Member of the National Assembly of Quebec for Portneuf
- In office April 7, 2014 – August 29, 2018
- Preceded by: Jacques Marcotte
- Succeeded by: Vincent Caron
- In office December 8, 2008 – September 4, 2012
- Preceded by: Raymond Francoeur
- Succeeded by: Jacques Marcotte

Personal details
- Born: December 12, 1949 (age 76) Saint-Alban, Quebec
- Party: Liberal
- Spouse: Marjolaine Julien
- Education: Université du Québec à Trois-Rivières; Laval University;

= Michel Matte =

Canadian politician

Michel Matte (born 12 December 1949) is a Canadian politician. Matte was elected to represent the riding of Portneuf in the National Assembly of Quebec in the 2008 provincial election. He is a member of the Quebec Liberal Party.
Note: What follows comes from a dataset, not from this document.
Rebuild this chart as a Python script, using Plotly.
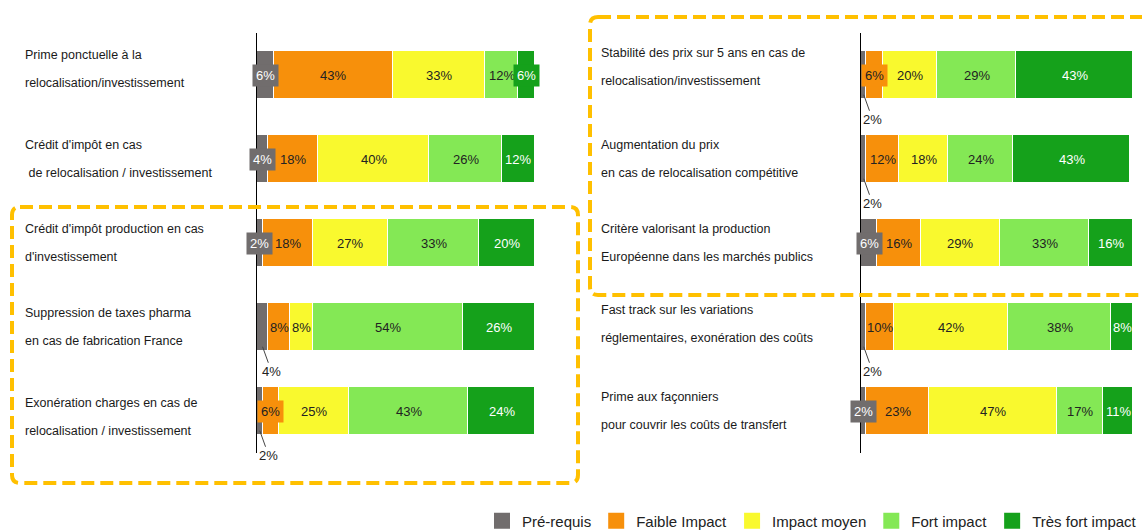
import plotly.graph_objects as go

# ---------------- data ----------------
series_names = ["Pré-requis", "Faible Impact", "Impact moyen", "Fort impact", "Très fort impact"]

left_categories = [
    "Prime ponctuelle à la<br>relocalisation/investissement",
    "Crédit d'impôt en cas<br> de relocalisation / investissement",
    "Crédit d'impôt production en cas<br>d'investissement",
    "Suppression de taxes pharma<br>en cas de fabrication France",
    "Exonération charges en cas de<br>relocalisation / investissement",
]
left_prereq = [6, 4, 2, 4, 2]
left_faible = [43, 18, 18, 8, 6]
left_moyen = [33, 40, 27, 8, 25]
left_fort = [12, 26, 33, 54, 43]
left_tres_fort = [6, 12, 20, 26, 24]

right_categories = [
    "Stabilité des prix sur 5 ans en cas de<br>relocalisation/investissement",
    "Augmentation du prix<br>en cas de relocalisation compétitive",
    "Critère valorisant la production<br>Européenne dans les marchés publics",
    "Fast track sur les variations<br>réglementaires, exonération des coûts",
    "Prime aux façonniers<br>pour couvrir les coûts de transfert",
]
right_prereq = [2, 2, 6, 2, 2]
right_faible = [6, 12, 16, 10, 23]
right_moyen = [20, 18, 29, 42, 47]
right_fort = [29, 24, 33, 38, 17]
right_tres_fort = [43, 43, 16, 8, 11]

# which "Pré-requis" labels are written below the bar with a leader line
left_prereq_outside = [False, False, False, True, True]
right_prereq_outside = [True, True, False, True, False]

# ---------------- style ----------------
series_colors = ["#716d6d", "#f7900b", "#f9f92e", "#84e855", "#15a11b"]
text_colors = ["white", "#222222", "#222222", "#222222", "white"]
FONT = "Liberation Sans, Arial, sans-serif"
CAT_SIZE = 12.5
NUM_SIZE = 13
W, H = 1142, 531
M_T, M_B = 33, 78
PH = H - M_T - M_B
BAR_W = 0.57
# small vertical nudges of the category label blocks (in category units)
left_label_nudge = [-0.07, 0.0, 0.0, 0.0, 0.07]
right_label_nudge = [-0.1, 0.0, 0.0, -0.04, 0.0]


def px_x(px):
    return px / W


def px_y(py):
    return (H - M_B - py) / PH


fig = go.Figure()

panels = [
    dict(cats=left_categories,
         series=[left_prereq, left_faible, left_moyen, left_fort, left_tres_fort],
         outside=left_prereq_outside, nudge=left_label_nudge,
         xa="x", ya="y", label_x=px_x(24)),
    dict(cats=right_categories,
         series=[right_prereq, right_faible, right_moyen, right_fort, right_tres_fort],
         outside=right_prereq_outside, nudge=right_label_nudge,
         xa="x2", ya="y2", label_x=px_x(600)),
]

annotations = []
for p in panels:
    cats = p["cats"]
    for s, vals in enumerate(p["series"]):
        fig.add_trace(go.Bar(
            y=cats, x=vals, orientation="h", name=series_names[s],
            marker=dict(color=series_colors[s], line=dict(color="white", width=1)),
            width=BAR_W, xaxis=p["xa"], yaxis=p["ya"], showlegend=False,
            hoverinfo="skip",
        ))
    xref = p["xa"]
    yref = p["ya"]
    for i, cat in enumerate(cats):
        lines = cat.split("<br>")
        offs = [-0.167, 0.167]
        for ln, off in zip(lines, offs):
            annotations.append(dict(
                text=("&nbsp;" + ln[1:]) if ln.startswith(" ") else ln,
                xref="paper", yref=yref, x=p["label_x"], y=i + off + p["nudge"][i],
                xanchor="left", yanchor="middle", showarrow=False, borderpad=0,
                font=dict(family=FONT, size=CAT_SIZE, color="#1a1a1a"),
            ))
        cum = 0
        for s, vals in enumerate(p["series"]):
            v = vals[i]
            center = cum + v / 2
            cum += v
            txt = f"{v}%"
            if s == 0 and p["outside"][i]:
                annotations.append(dict(
                    text=txt, xref=xref, yref=yref, x=center, y=i + BAR_W / 2 - 0.05,
                    showarrow=True, arrowhead=0, arrowwidth=1, arrowcolor="#444444",
                    ax=9, ay=25, standoff=0,
                    font=dict(family=FONT, size=NUM_SIZE, color="#222222"),
                ))
            elif v <= 6:
                annotations.append(dict(
                    text=txt, xref=xref, yref=yref, x=center, y=i,
                    showarrow=False, bgcolor=series_colors[s], borderpad=3,
                    font=dict(family=FONT, size=NUM_SIZE, color=text_colors[s]),
                ))
            else:
                annotations.append(dict(
                    text=txt, xref=xref, yref=yref, x=center, y=i,
                    showarrow=False,
                    font=dict(family=FONT, size=NUM_SIZE, color=text_colors[s]),
                ))

# legend proxies (bigger square swatches)
for s, name in enumerate(series_names):
    fig.add_trace(go.Scatter(
        x=[None], y=[None], mode="markers", name=name,
        marker=dict(symbol="square", size=18, color=series_colors[s]),
        xaxis="x", yaxis="y", showlegend=True, hoverinfo="skip",
    ))


def rounded_box(x0p, y0p, x1p, y1p, r=8):
    rx, ry = r / W, r / PH
    x0, x1 = px_x(x0p), px_x(x1p)
    yt, yb = px_y(y0p), px_y(y1p)
    return (f"M {x0 + rx} {yt} L {x1 - rx} {yt} Q {x1} {yt} {x1} {yt - ry} "
            f"L {x1} {yb + ry} Q {x1} {yb} {x1 - rx} {yb} "
            f"L {x0 + rx} {yb} Q {x0} {yb} {x0} {yb + ry} "
            f"L {x0} {yt - ry} Q {x0} {yt} {x0 + rx} {yt} Z")


box_line = dict(color="#ffc000", width=4, dash="13px,6px")
shapes = [
    dict(type="path", xref="paper", yref="paper", path=rounded_box(12, 207, 578, 483), line=box_line),
    dict(type="path", xref="paper", yref="paper", path=rounded_box(590, 17, 1160, 295), line=box_line),
]

fig.update_layout(
    width=W, height=H,
    margin=dict(l=0, r=0, t=M_T, b=M_B, autoexpand=False),
    paper_bgcolor="white", plot_bgcolor="white",
    barmode="stack", bargap=0,
    font=dict(family=FONT, size=14, color="#222222"),
    xaxis=dict(domain=[px_x(257), px_x(535)], range=[0, 100], visible=False, fixedrange=True),
    xaxis2=dict(domain=[px_x(861), px_x(1133)], range=[0, 100], visible=False, fixedrange=True),
    yaxis=dict(anchor="x", type="category", categoryorder="array", categoryarray=left_categories,
               range=[4.5, -0.5], showticklabels=False, ticks="", showgrid=False, zeroline=False,
               showline=True, linecolor="black", linewidth=1, fixedrange=True),
    yaxis2=dict(anchor="x2", type="category", categoryorder="array", categoryarray=right_categories,
                range=[4.5, -0.5], showticklabels=False, ticks="", showgrid=False, zeroline=False,
                showline=True, linecolor="black", linewidth=1, fixedrange=True),
    legend=dict(orientation="h", x=1.0, xanchor="right", y=px_y(521), yanchor="middle",
                font=dict(family=FONT, size=15, color="#222222"), traceorder="normal",
                itemclick=False, itemdoubleclick=False, tracegroupgap=0),
    annotations=annotations,
    shapes=shapes,
    showlegend=True,
)

fig.write_html(
    "out.html",
    config={"displayModeBar": False},
    post_script="document.body.style.margin='0';document.body.style.overflow='hidden';",
)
Matte obtained a bachelor's degree in physical education from the Université du Québec à Trois-Rivières and a master's degree in arts from Laval University. He worked for 23 years at the Grand-Bois and Portneuf School Boards before being elected as mayor of Saint-Marc-des-Carrières in 1997. He was also the prefect for the Portneuf Regional County Municipality. He was also a member of the Union des municipalités du Québec.